### REQUEST
Look below. Copy each line that has "matplotlib" in it.

______________________________

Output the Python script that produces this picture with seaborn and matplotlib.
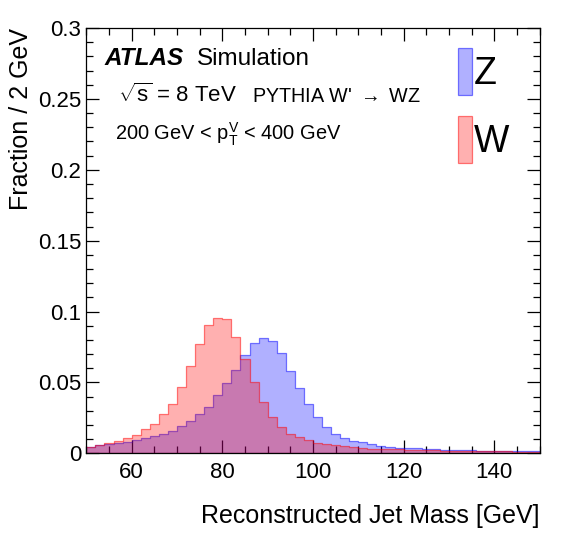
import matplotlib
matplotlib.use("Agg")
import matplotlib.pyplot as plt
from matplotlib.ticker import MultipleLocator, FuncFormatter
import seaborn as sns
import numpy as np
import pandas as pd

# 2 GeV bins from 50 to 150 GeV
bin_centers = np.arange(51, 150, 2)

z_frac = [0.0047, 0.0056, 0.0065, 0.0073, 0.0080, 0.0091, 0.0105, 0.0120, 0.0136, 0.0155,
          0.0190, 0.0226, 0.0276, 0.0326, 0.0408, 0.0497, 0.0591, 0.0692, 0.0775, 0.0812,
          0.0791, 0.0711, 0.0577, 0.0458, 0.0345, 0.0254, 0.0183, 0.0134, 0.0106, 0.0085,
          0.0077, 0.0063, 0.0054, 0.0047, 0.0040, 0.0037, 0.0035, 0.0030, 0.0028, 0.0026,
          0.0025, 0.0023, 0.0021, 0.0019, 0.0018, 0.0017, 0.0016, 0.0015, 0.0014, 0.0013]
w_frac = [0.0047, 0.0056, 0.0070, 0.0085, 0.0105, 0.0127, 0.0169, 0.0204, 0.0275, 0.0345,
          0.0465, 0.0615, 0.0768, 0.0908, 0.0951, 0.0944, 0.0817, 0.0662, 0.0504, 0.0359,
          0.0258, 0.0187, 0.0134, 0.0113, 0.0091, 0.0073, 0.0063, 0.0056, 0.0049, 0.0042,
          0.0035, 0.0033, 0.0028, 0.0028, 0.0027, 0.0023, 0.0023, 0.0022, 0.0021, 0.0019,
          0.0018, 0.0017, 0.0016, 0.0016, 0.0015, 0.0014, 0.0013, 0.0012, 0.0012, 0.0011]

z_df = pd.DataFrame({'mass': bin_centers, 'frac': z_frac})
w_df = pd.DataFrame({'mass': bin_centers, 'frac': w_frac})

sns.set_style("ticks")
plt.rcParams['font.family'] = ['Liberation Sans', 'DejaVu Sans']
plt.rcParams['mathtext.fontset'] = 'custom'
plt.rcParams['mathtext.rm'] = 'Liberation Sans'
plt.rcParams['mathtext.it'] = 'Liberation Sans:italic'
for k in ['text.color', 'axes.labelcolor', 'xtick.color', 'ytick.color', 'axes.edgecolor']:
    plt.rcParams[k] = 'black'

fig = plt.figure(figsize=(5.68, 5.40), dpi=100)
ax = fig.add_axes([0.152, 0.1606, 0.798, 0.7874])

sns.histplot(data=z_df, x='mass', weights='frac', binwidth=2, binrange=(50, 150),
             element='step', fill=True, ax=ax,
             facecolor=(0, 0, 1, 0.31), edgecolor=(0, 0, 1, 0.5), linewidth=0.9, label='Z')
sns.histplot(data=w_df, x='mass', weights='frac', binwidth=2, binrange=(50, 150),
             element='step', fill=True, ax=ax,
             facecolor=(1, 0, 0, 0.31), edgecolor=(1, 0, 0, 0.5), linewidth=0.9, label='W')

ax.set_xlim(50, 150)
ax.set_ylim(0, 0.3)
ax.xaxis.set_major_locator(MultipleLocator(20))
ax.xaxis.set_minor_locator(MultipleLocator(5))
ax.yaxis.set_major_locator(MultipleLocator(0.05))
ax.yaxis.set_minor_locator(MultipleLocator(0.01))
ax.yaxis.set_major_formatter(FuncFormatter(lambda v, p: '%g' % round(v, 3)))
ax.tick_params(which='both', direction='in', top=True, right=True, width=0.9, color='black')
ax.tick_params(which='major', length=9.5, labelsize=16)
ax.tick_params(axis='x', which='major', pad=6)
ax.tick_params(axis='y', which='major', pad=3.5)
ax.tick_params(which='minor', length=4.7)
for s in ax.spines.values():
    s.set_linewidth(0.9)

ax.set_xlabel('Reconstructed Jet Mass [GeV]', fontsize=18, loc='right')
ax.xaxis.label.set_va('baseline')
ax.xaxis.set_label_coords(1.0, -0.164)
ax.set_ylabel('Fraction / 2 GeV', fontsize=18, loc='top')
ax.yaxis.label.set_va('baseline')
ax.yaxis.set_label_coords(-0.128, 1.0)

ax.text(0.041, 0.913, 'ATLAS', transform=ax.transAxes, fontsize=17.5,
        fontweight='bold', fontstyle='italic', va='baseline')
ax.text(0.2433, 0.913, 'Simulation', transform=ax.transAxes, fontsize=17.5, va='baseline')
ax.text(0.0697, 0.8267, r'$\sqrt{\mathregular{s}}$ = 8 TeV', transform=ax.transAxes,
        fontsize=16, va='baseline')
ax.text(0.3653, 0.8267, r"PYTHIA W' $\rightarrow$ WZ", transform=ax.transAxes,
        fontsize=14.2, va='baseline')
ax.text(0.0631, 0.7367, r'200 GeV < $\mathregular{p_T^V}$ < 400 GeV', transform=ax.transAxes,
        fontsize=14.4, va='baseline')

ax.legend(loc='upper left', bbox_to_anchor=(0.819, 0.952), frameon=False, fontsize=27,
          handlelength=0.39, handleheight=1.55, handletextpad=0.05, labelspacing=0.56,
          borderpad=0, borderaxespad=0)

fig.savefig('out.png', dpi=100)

______________________________

### ANSWER TO THE TASK
Output the Python script that produces this picture with seaborn and matplotlib.
import matplotlib
matplotlib.use("Agg")
import matplotlib.pyplot as plt
from matplotlib.ticker import MultipleLocator, FuncFormatter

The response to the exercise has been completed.